Thanks for the Old Hickory link. That has to be the coolest bike ever made. Now can you find me a bike to put my fork on?
The saftey bike wheels have a hole for a valve stem.


----------



## Sped Man (Aug 4, 2014)

Elusive Silverking butterfly kickstand finally found~


----------



## Freqman1 (Aug 4, 2014)

bricycle said:


> Now I remember why I'm getting out... Can't compete with you guy's. Great stuff!!!!!!

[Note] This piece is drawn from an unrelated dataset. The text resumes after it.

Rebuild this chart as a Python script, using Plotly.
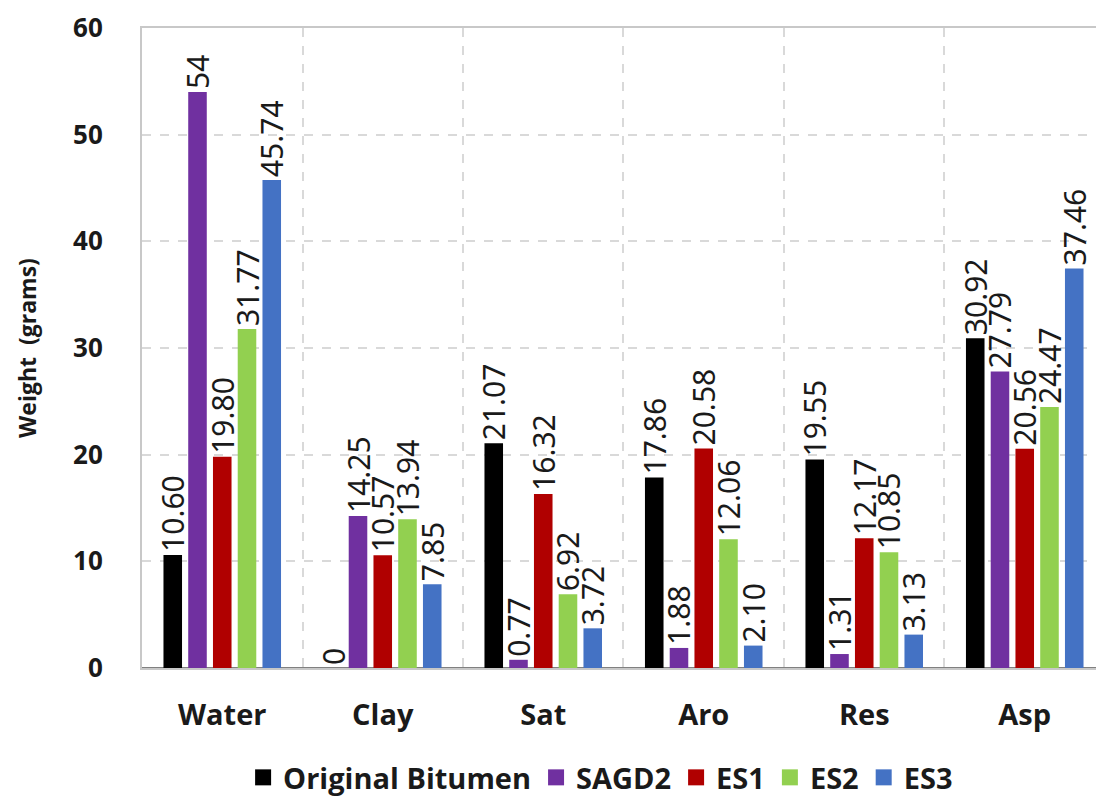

Wait, this is a contest? Guess I better step my game up! V/r Shawn


----------



## bricycle (Aug 4, 2014)

Freqman1 said:


> Wait, this is a contest? Guess I better step my game up! V/r Shawn




No.... not a contest, but against my beliefs to COVET everybody else's stuff.....lol!


----------



## fordmike65 (Aug 5, 2014)

Picked up another long spring Lobdell seat. Love these things!


----------



## fordmike65 (Aug 5, 2014)

Didn't think I'd get into TOC bikes...at least not this soon into the hobby.
Picked up this early Napoleon from a fellow Cabe'r locally last week. Was sold to me as a 1902 Napoleon, but have since been advised it might be a bit older. Nice and roomy 24" frame. Can't wait to lace up some wheels and stretch out my legs for once!


----------



## walter branche (Aug 6, 2014)

*pneumatic , very nice*



Krautwaggen said:


> Cool find on the fork! And the motos.
> 
> Is the red bike an early pneumatic? or Hard Tired safety?
> 
> ...



the valve hole is visable in the last photo ,, located inside of the rear triangle -columbia used this double diamond frame for many years


----------



## pedal_junky (Aug 6, 2014)

*666*

Not bike related, but pretty cool. 666 cold remedy. Anyone familiar with it? 
Found this and a bunch of other smalls cleaning out a crawl space of a bank foreclosure that my wife was preparing for sale.


----------



## bricycle (Aug 6, 2014)

pedal_junky said:


> Not bike related, but pretty cool. 666 cold remedy. Anyone familiar with it?View attachment 163432




Devil elixer it is.......


----------



## pedal_junky (Aug 6, 2014)

bricycle said:


> Devil elixer it is.......




"To Hell with your cold! "


----------



## bricycle (Aug 6, 2014)

pedal_junky said:


> "To Hell with your cold! "




lol!


----------



## bikiba (Aug 6, 2014)

ace said:


> Sorry, same location but wasn't stored in the barn. Not alot left but still a good piece. I've been after this one more than 15 years. Got a call saying it was time to sell.View attachment 163205





are these pegs original??


----------



## Iverider (Aug 6, 2014)

Bike is a fixed gear, and the peg is to aid in mounting. Put a foot on the peg and push the bike along then throw a leg over and go. Kind of a holdover from the Highwheel step peg.


----------



## VR6GTiGuy (Aug 6, 2014)

*Cool Napoleon*



fordmike65 said:


> Didn't think I'd get into TOC bikes...at least not this soon into the hobby.
> Picked up this early Napoleon from a fellow Cabe'r locally last week. Was sold to me as a 1902 Napoleon, but have since been advised it might be a bit older. Nice and roomy 24" frame. Can't wait to lace up some wheels and stretch out my legs for once!




Very cool early Napoleon.  
I am not an expert, so take with the appropriate grain of sodium chloride.  The mid to late 1890's Napoleon's I have seen have either a very small chain ring (typical of that period) or a chain ring with four "teardrops" and a more simple badge, but are otherwise similar to yours in terms of frame design.  They had the wishbone seat stays from early 1900s up until about 1908 or so with your style chain ring and badge.

1907 Sears Catalog 





My Napoleon is later.  Other than a mechanical going through and Harper tire repops to make it a rider, it is exactly as I found it.


----------



## fordmike65 (Aug 6, 2014)

VR6GTiGuy said:


> Very cool early Napoleon.
> I am not an expert, so take with the appropriate grain of sodium chloride.  The mid to late 1890's Napoleon's I have seen have either a very small chain ring (typical of that period) or a chain ring with four "teardrops" and a more simple badge, but are otherwise similar to yours in terms of frame design.  They had the wishbone seat stays from early 1900s up until about 1908 or so with your style chain ring and badge.
> 
> 1907 Sears Catalog
> ...





Thanks so much! The one in the ad looks just like it!


----------